Children do provide many, with hindsight, ridiculous examples. The proudest moment of my life came when I, about four years old, gave my grand-father a tip on how to repair a broken (probably) 16mm film—and he, an actual adult!, followed my tip. Did I save the day, like I thought? No: As I realized later in life, he would have done the exact same thing anyway. (As implied e.g. by the fact that he already had the right equipment for the repair.) Similarly, the first, and possibly only, time I played croquet, at about the same age, I was very proud at having beaten my grown-up uncle. (He claimed that I did, and who was I too disagree, not even understanding the rules…) Can you say “Dunning–Kruger”?

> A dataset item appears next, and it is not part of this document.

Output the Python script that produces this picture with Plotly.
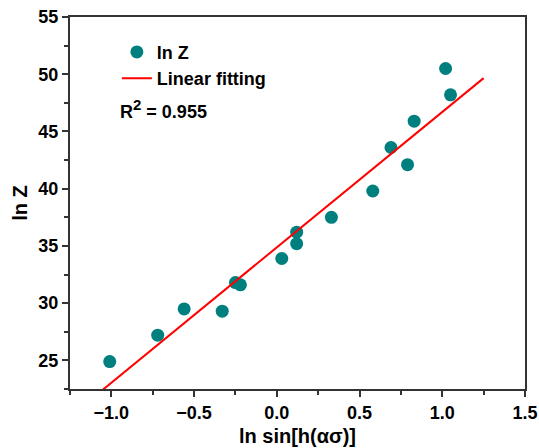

The pride aspect is yet another case where children could differ from mature adults: I am not necessarily free from pride, but this particular type of pride (as opposed to e.g. contentment) over a specific event or a specific accomplishment is comparatively rare, and it seems pointless and vain to me for anything but the greatest accomplishments (major scientific break-throughs, Olympic medals, …) Then again, I need not be representative for adults. For instance, while I keep my college diplomas somewhere in a stack of paper, many others, including my mother, have theirs framed and hung on the wall.